Data segment -
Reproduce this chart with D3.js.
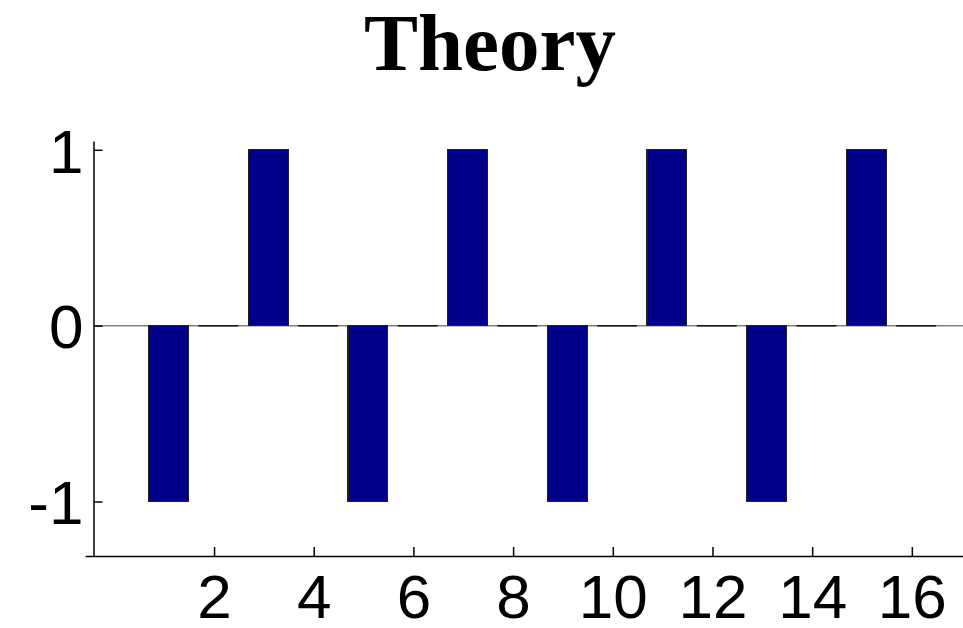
<!DOCTYPE html>
<html>
<head>
<meta charset="utf-8">
<script src="https://cdn.jsdelivr.net/npm/d3@7"></script>
<style>
  html, body { margin: 0; padding: 0; background: #fff; }
  svg { display: block; }
</style>
</head>
<body>
<svg id="chart" width="963" height="628"></svg>
<script>
// Bar data
const positions = [1, 2, 3, 4, 5, 6, 7, 8, 9, 10, 11, 12, 13, 14, 15, 16];
const values = [-1, 0, 1, 0, -1, 0, 1, 0, -1, 0, 1, 0, -1, 0, 1, 0];
const xTicks = [2, 4, 6, 8, 10, 12, 14, 16];
const yTicks = [-1, 0, 1];
const titleText = "Theory";

const svg = d3.select("#chart");

const x = d3.scaleLinear().domain([-0.575, 16.94]).range([90, 963]);
const y = d3.scaleLinear().domain([-1.31, 1.05]).range([556, 141]);
const barW = 0.8;
const bars = positions.map((p, i) => ({ p, v: values[i] }));

// Title
svg.append("text")
  .attr("x", 490).attr("y", 70)
  .attr("text-anchor", "middle")
  .attr("font-family", "'Liberation Serif', 'Times New Roman', serif")
  .attr("font-weight", "bold")
  .attr("font-size", 81)
  .attr("fill", "#000")
  .text(titleText);

// Baseline at zero
svg.append("line")
  .attr("x1", x(-0.5)).attr("x2", 963)
  .attr("y1", y(0)).attr("y2", y(0))
  .attr("stroke", "#808080").attr("stroke-width", 1.5);

// Bars with non-zero height
svg.append("g").selectAll("rect")
  .data(bars.filter(d => d.v !== 0))
  .join("rect")
  .attr("x", d => x(d.p - barW / 2))
  .attr("width", d => x(d.p + barW / 2) - x(d.p - barW / 2))
  .attr("y", d => y(Math.max(0, d.v)))
  .attr("height", d => Math.abs(y(d.v) - y(0)))
  .attr("fill", "#00008B")
  .attr("stroke", "#222")
  .attr("stroke-width", 1.2)
  .attr("shape-rendering", "crispEdges");

// Zero-height bars show only their edge
svg.append("g").selectAll("line")
  .data(bars.filter(d => d.v === 0))
  .join("line")
  .attr("x1", d => x(d.p - barW / 2))
  .attr("x2", d => x(d.p + barW / 2))
  .attr("y1", d => y(d.v)).attr("y2", d => y(d.v))
  .attr("stroke", "#111")
  .attr("stroke-width", 1.5);

// X axis (ticks sit a few pixels left of bar centres)
const xAxis = svg.append("g")
  .attr("transform", `translate(-4.3, ${y.range()[0]})`)
  .call(d3.axisBottom(x).tickValues(xTicks).tickSizeInner(-9).tickSizeOuter(0).tickPadding(18));
xAxis.select(".domain").attr("d", `M90,0.5H${963 + 4.3}`);
xAxis.selectAll("line").attr("stroke", "#000").attr("stroke-width", 1.5);
xAxis.select(".domain").attr("stroke", "#000").attr("stroke-width", 1.5);
xAxis.selectAll("text")
  .attr("font-family", "'Liberation Sans', Arial, sans-serif")
  .attr("font-size", 62)
  .attr("fill", "#000")
  .attr("dy", "0.71em");

// Y axis
const yAxis = svg.append("g")
  .attr("transform", "translate(93.5,0)")
  .call(d3.axisLeft(y).tickValues(yTicks).tickSizeInner(-9).tickSizeOuter(0)
    .tickFormat(d3.format("d")));
yAxis.select(".domain").attr("stroke", "#000").attr("stroke-width", 1.5);
yAxis.selectAll("line").attr("stroke", "#000").attr("stroke-width", 1.5);
yAxis.selectAll("text")
  .attr("font-family", "'Liberation Sans', Arial, sans-serif")
  .attr("font-size", 62)
  .attr("fill", "#000")
  .attr("x", -10)
  .attr("dy", "0.36em")
  .text(d => d < 0 ? "-" + Math.abs(d) : d);
</script>
</body>
</html>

Given task - Leave the images out, please, and restate each line word for word.

Exercise output -
Reproduce this chart with D3.js.
<!DOCTYPE html>
<html>
<head>
<meta charset="utf-8">
<script src="https://cdn.jsdelivr.net/npm/d3@7"></script>
<style>
  html, body { margin: 0; padding: 0; background: #fff; }
  svg { display: block; }
</style>
</head>
<body>
<svg id="chart" width="963" height="628"></svg>
<script>
// Bar data
const positions = [1, 2, 3, 4, 5, 6, 7, 8, 9, 10, 11, 12, 13, 14, 15, 16];
const values = [-1, 0, 1, 0, -1, 0, 1, 0, -1, 0, 1, 0, -1, 0, 1, 0];
const xTicks = [2, 4, 6, 8, 10, 12, 14, 16];
const yTicks = [-1, 0, 1];
const titleText = "Theory";

const svg = d3.select("#chart");

const x = d3.scaleLinear().domain([-0.575, 16.94]).range([90, 963]);
const y = d3.scaleLinear().domain([-1.31, 1.05]).range([556, 141]);
const barW = 0.8;
const bars = positions.map((p, i) => ({ p, v: values[i] }));

// Title
svg.append("text")
  .attr("x", 490).attr("y", 70)
  .attr("text-anchor", "middle")
  .attr("font-family", "'Liberation Serif', 'Times New Roman', serif")
  .attr("font-weight", "bold")
  .attr("font-size", 81)
  .attr("fill", "#000")
  .text(titleText);

// Baseline at zero
svg.append("line")
  .attr("x1", x(-0.5)).attr("x2", 963)
  .attr("y1", y(0)).attr("y2", y(0))
  .attr("stroke", "#808080").attr("stroke-width", 1.5);

// Bars with non-zero height
svg.append("g").selectAll("rect")
  .data(bars.filter(d => d.v !== 0))
  .join("rect")
  .attr("x", d => x(d.p - barW / 2))
  .attr("width", d => x(d.p + barW / 2) - x(d.p - barW / 2))
  .attr("y", d => y(Math.max(0, d.v)))
  .attr("height", d => Math.abs(y(d.v) - y(0)))
  .attr("fill", "#00008B")
  .attr("stroke", "#222")
  .attr("stroke-width", 1.2)
  .attr("shape-rendering", "crispEdges");

// Zero-height bars show only their edge
svg.append("g").selectAll("line")
  .data(bars.filter(d => d.v === 0))
  .join("line")
  .attr("x1", d => x(d.p - barW / 2))
  .attr("x2", d => x(d.p + barW / 2))
  .attr("y1", d => y(d.v)).attr("y2", d => y(d.v))
  .attr("stroke", "#111")
  .attr("stroke-width", 1.5);

// X axis (ticks sit a few pixels left of bar centres)
const xAxis = svg.append("g")
  .attr("transform", `translate(-4.3, ${y.range()[0]})`)
  .call(d3.axisBottom(x).tickValues(xTicks).tickSizeInner(-9).tickSizeOuter(0).tickPadding(18));
xAxis.select(".domain").attr("d", `M90,0.5H${963 + 4.3}`);
xAxis.selectAll("line").attr("stroke", "#000").attr("stroke-width", 1.5);
xAxis.select(".domain").attr("stroke", "#000").attr("stroke-width", 1.5);
xAxis.selectAll("text")
  .attr("font-family", "'Liberation Sans', Arial, sans-serif")
  .attr("font-size", 62)
  .attr("fill", "#000")
  .attr("dy", "0.71em");

// Y axis
const yAxis = svg.append("g")
  .attr("transform", "translate(93.5,0)")
  .call(d3.axisLeft(y).tickValues(yTicks).tickSizeInner(-9).tickSizeOuter(0)
    .tickFormat(d3.format("d")));
yAxis.select(".domain").attr("stroke", "#000").attr("stroke-width", 1.5);
yAxis.selectAll("line").attr("stroke", "#000").attr("stroke-width", 1.5);
yAxis.selectAll("text")
  .attr("font-family", "'Liberation Sans', Arial, sans-serif")
  .attr("font-size", 62)
  .attr("fill", "#000")
  .attr("x", -10)
  .attr("dy", "0.36em")
  .text(d => d < 0 ? "-" + Math.abs(d) : d);
</script>
</body>
</html>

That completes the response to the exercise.